Giorgio Capitani's Lobster for Breakfast represents the quintessential Italian door-slamming bedroom comedy -- the subgenre in its purest form. This means 96 minutes of unbridled, off-the-wall lunacy -- characters losing their clothes, switching clothes, switching sexual partners, streaking naked through rooms full of dinner guests, destroying entire rooms of furniture, running from vicious guard dogs, falling into swimming pools, and pretty much everything else (including the bathroom sink) thrown into a goofy-headed ambrosia of scattershot gags.

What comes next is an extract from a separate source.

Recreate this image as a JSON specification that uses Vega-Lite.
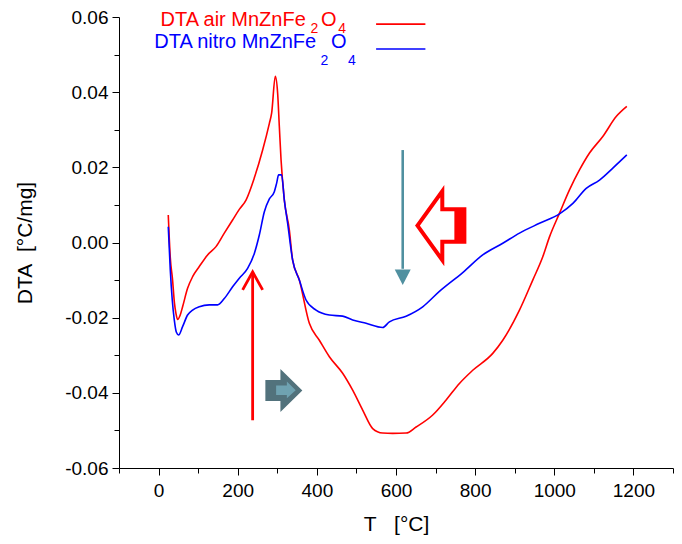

This is a textbook case.

For about the first 30 minutes, Capitani (via delicately handled cross-cutting) appears to be setting up a premise not unlike Francis Veber's hilarious 1998 farce, The Dinner Game, whereby an eminent and polished gentleman with a massive superiority complex will unwittingly have his vision of a perfect night (with a blonde, mattress-digging Swedish airline stewardess for whom most men would lose an arm) violated in unimaginable ways by the appearance of an unforeseen third party -- a bumbling, hapless loser. We think we know where the picture is headed. But instead, Capitani skirts around this option, brings in additional characters, and winds up with something much closer to a retread of Blake Edwards' 1968 The Party, with the bawdiness quotient upped and a handful of topless shots thrown in. The picture never comes anywhere near the comic heights of The Dinner Game or The Party, and it misses as often as it hits, but its primary strength is also its most basic: it never once loses its pleasant veneer and sinks into desperation. At 96 minutes, it's a joy to watch -- thanks in no small part to the lead trio of late-'70s actresses (including an ex-centerfold and a former European beauty pageant queen and Bond girl), who so transcend beauty that they enter the surreal category. All-in-all, Lobster for Breakfast is a breezy, fun-filled romp -- and utterly undeserving of the obscurity that cloaks it.